Saved data entries
______________________________

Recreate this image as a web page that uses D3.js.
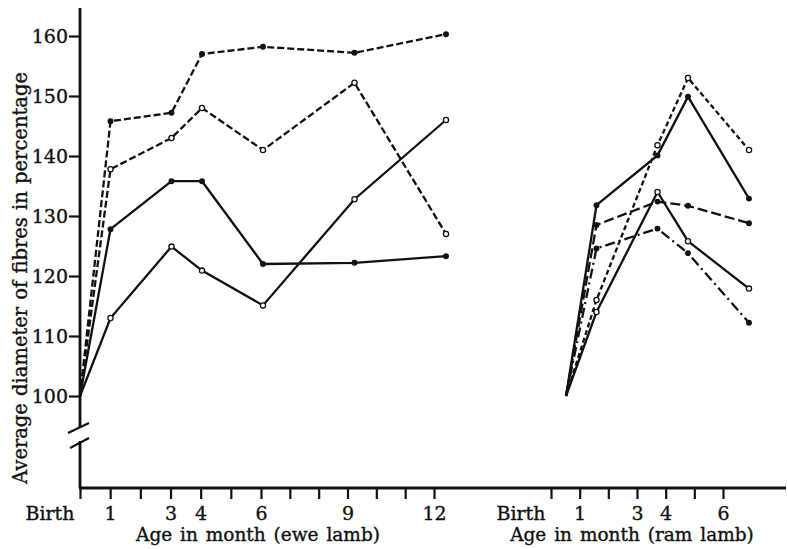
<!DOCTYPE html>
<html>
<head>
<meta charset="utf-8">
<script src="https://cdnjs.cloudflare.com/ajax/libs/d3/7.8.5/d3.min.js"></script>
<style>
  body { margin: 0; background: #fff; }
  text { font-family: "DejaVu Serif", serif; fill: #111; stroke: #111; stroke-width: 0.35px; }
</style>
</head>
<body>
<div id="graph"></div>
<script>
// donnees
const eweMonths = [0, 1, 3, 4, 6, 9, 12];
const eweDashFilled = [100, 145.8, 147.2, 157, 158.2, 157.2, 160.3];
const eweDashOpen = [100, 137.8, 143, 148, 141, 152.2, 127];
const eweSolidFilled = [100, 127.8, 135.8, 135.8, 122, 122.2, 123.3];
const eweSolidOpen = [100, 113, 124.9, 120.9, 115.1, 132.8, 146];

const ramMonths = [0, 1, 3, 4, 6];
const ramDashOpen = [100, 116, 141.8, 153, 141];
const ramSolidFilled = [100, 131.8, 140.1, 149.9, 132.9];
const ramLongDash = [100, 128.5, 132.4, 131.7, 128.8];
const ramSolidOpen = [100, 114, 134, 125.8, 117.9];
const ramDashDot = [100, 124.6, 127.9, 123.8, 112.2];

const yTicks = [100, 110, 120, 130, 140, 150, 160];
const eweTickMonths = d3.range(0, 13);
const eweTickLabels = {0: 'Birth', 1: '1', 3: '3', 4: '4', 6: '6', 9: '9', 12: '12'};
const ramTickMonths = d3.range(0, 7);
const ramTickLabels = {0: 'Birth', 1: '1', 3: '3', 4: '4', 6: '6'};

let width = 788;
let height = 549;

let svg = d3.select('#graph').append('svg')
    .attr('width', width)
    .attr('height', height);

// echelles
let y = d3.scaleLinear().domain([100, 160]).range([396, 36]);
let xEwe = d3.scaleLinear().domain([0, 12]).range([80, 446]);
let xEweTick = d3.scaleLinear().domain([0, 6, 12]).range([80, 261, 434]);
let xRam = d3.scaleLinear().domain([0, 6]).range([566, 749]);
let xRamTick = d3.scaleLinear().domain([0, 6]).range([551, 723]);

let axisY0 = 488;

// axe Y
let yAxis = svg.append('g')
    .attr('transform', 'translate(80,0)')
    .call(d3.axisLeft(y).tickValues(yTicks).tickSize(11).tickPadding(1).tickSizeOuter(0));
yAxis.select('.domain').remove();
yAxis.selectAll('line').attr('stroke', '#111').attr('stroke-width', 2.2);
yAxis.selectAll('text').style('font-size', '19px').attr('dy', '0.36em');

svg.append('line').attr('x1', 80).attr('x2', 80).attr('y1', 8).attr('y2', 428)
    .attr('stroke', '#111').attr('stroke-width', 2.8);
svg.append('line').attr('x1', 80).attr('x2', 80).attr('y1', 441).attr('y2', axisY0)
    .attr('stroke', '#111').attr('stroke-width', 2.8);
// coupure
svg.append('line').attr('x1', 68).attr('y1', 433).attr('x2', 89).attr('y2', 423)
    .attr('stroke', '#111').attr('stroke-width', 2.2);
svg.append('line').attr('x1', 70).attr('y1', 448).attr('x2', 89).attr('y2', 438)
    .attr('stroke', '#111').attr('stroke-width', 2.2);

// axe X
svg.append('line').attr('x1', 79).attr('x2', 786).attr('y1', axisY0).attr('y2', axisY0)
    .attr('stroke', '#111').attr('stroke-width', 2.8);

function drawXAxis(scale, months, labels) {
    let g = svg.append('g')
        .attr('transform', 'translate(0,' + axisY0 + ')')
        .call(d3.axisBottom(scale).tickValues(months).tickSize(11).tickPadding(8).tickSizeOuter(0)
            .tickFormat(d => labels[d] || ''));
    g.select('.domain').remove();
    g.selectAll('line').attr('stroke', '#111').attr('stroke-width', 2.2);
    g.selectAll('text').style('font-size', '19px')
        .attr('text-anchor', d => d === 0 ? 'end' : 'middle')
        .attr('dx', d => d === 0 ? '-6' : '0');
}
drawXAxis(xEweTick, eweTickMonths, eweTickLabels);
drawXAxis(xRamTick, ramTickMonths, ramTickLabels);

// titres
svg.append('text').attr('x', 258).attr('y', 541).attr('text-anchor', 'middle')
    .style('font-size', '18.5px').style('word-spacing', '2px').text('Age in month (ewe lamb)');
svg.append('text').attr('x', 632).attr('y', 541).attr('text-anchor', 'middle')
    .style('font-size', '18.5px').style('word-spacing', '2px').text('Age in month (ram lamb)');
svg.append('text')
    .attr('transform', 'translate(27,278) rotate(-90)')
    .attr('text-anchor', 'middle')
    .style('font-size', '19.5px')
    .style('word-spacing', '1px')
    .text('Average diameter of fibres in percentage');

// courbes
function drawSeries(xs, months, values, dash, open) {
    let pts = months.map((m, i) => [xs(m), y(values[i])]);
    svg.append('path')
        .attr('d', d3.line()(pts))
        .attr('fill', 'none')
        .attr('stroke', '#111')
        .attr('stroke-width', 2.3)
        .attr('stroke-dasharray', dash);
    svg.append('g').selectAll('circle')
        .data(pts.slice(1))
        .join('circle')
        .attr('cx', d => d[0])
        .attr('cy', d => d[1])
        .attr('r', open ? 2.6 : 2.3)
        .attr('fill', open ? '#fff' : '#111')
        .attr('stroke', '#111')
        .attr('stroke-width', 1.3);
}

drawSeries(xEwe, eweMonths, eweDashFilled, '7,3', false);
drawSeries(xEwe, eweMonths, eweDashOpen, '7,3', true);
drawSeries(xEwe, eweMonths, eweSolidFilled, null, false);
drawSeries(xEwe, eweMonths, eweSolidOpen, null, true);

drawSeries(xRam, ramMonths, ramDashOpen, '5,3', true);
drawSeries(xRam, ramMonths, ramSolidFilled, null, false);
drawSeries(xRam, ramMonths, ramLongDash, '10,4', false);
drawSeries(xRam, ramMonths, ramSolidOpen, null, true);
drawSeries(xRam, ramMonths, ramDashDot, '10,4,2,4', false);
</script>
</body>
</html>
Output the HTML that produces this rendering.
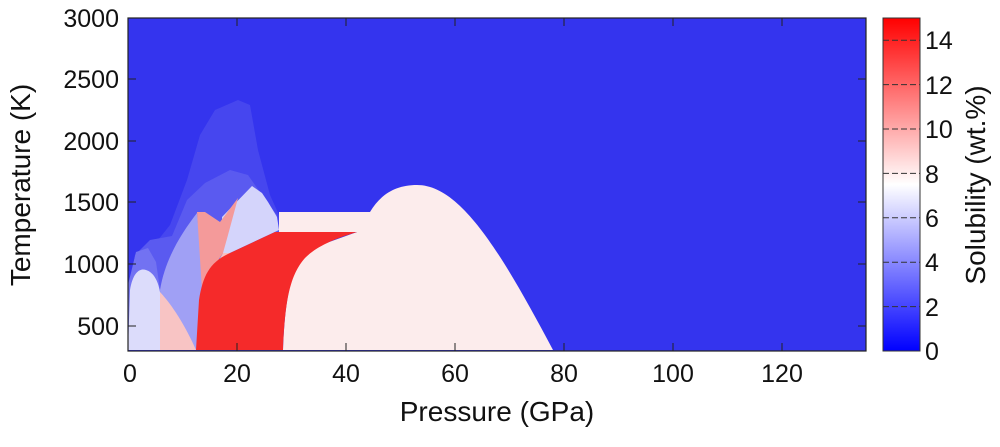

______________________________

YOUR OBJECTIVE: Only the lines from the start of the entries above to the line containing "let axisY0 = 488;" are to be given again, exactly and with both ends included; pictures are excluded.

SOLUTION FOR THIS TASK:
Recreate this image as a web page that uses D3.js.
<!DOCTYPE html>
<html>
<head>
<meta charset="utf-8">
<script src="https://cdnjs.cloudflare.com/ajax/libs/d3/7.8.5/d3.min.js"></script>
<style>
  body { margin: 0; background: #fff; }
  text { font-family: "DejaVu Serif", serif; fill: #111; stroke: #111; stroke-width: 0.35px; }
</style>
</head>
<body>
<div id="graph"></div>
<script>
// donnees
const eweMonths = [0, 1, 3, 4, 6, 9, 12];
const eweDashFilled = [100, 145.8, 147.2, 157, 158.2, 157.2, 160.3];
const eweDashOpen = [100, 137.8, 143, 148, 141, 152.2, 127];
const eweSolidFilled = [100, 127.8, 135.8, 135.8, 122, 122.2, 123.3];
const eweSolidOpen = [100, 113, 124.9, 120.9, 115.1, 132.8, 146];

const ramMonths = [0, 1, 3, 4, 6];
const ramDashOpen = [100, 116, 141.8, 153, 141];
const ramSolidFilled = [100, 131.8, 140.1, 149.9, 132.9];
const ramLongDash = [100, 128.5, 132.4, 131.7, 128.8];
const ramSolidOpen = [100, 114, 134, 125.8, 117.9];
const ramDashDot = [100, 124.6, 127.9, 123.8, 112.2];

const yTicks = [100, 110, 120, 130, 140, 150, 160];
const eweTickMonths = d3.range(0, 13);
const eweTickLabels = {0: 'Birth', 1: '1', 3: '3', 4: '4', 6: '6', 9: '9', 12: '12'};
const ramTickMonths = d3.range(0, 7);
const ramTickLabels = {0: 'Birth', 1: '1', 3: '3', 4: '4', 6: '6'};

let width = 788;
let height = 549;

let svg = d3.select('#graph').append('svg')
    .attr('width', width)
    .attr('height', height);

// echelles
let y = d3.scaleLinear().domain([100, 160]).range([396, 36]);
let xEwe = d3.scaleLinear().domain([0, 12]).range([80, 446]);
let xEweTick = d3.scaleLinear().domain([0, 6, 12]).range([80, 261, 434]);
let xRam = d3.scaleLinear().domain([0, 6]).range([566, 749]);
let xRamTick = d3.scaleLinear().domain([0, 6]).range([551, 723]);

let axisY0 = 488;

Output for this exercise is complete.